Wednesday, May 28, 2014

In Residence: Hungry for Poetry

It's field hockey night at the Shovan household. Julia and I won't get in until after 8 pm, so dinner is on the fly. The guys usually grab pizza on their way home. If us girls are lucky, there are a few slices leftover for us.

Every time he's in  Hoboken, my husband visits
Benny Tudino's, famous for it's giant slices of pizza.
On a recent trip, our son got to meet Benny himself!
As you can see, food is never simple. There is often a story behind the things we eat. It might be a tradition, like turkey on Thanksgiving, or it might be necessity, such as having to plan around a teenager's sports practice. Today, I'm sharing student food poems that revolve around restaurants.

When the Northfield third graders and I worked on food poems, we talked about the stories behind our meals. I asked students to aim for seven elements in their poems. Initially, we looked at the five senses -- so that we were thinking beyond how a food tastes:

1-5: Use your five senses to describe the food
1. Taste (texture, flavor)
2. Smell (connected to taste)
3. See
4. Touch (with fingers, in mouth)
5. Hear (cooking sounds, eating sounds -- opportunity for onomatopoeia)

Next, we like to include two important narrative elements.

6-7: Tell a story around your food
6. Setting (where are you?)
7. Characters/People (who are you with?)

BONUS: Include an onomatopoeia word

Our model poem for this lesson is "Good Hotdogs," by Sandra Cisneros. Here is the poem read by a student from the Wingra School in Wisconsin, which I found on YouTube.
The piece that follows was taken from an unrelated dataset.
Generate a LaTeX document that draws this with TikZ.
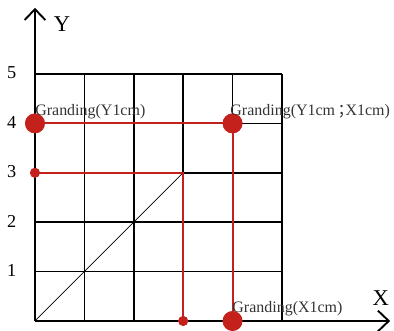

I hope you're hungry! Here are today's third grade food poems.

Untitled
by Christopher W.

I just was at the Y,
now I am driving over
to McDonald's.
My mom goes through
the drive through.

The cheeseburger
in the wrapper
is warm. I see
the brown bun,
the yellow cheese,
the red ketchup,
and the brown meat.

Burritos
by Dustin S.

Go, go, go!
We're almost there.
Coming down the highway
and, Oh!
We just pulled up.
Ahhh... Chipotle.
The line all the way back
to the cash register.
It takes 25-30 minutes to order
but WOW! It's worth it.
Burritos!
Chicken, rice, corn,
lettuce, tomato.
I love burritos!

Untitled
by Claire W.

Warm, sunny evenings, my stomach growling loudly,
I fling open the door with a slam.
My dad follows me to the car. Beep!
I go in and see my familiar face in the mirror.
With a vroom, we head off to Red Lobster.
I walk to the restaurant door and into my nose
the wonderful scent of delicious food makes me drool!
I order this pizza with vegetables on top. It's good!
But one thing comes before -- the bread.
It's baked perfectly. Golden, crunchy layers,
brown bottoms. It tastes like heaven!
I choose the top and it crunches around in my mouth,
fresh made! Clang! The plate on the table,
my order steaming hot. It disappears in a couple of bites.
My stomach is pleased with my decisions.
My dad bundles up the leftovers for tomorrow afternoon.
We leave, and I feel a warm sensation tingling in my throat.

Thanks, Northfield poets and families for allowing me to share these wonderful food poems. I'll have more delicious verse for you tomorrow.

1 comment:

LInda Baie said...

I'm loving your lessons, Laura, have done some food writing with students in the past, but mostly prose/personal stories about food and/or restaurants. These are fun. I especially enjoyed that last one, in the Red Lobster, ordering pizza. Who knew? Your pizza picture made me wish I'd had some for dinner!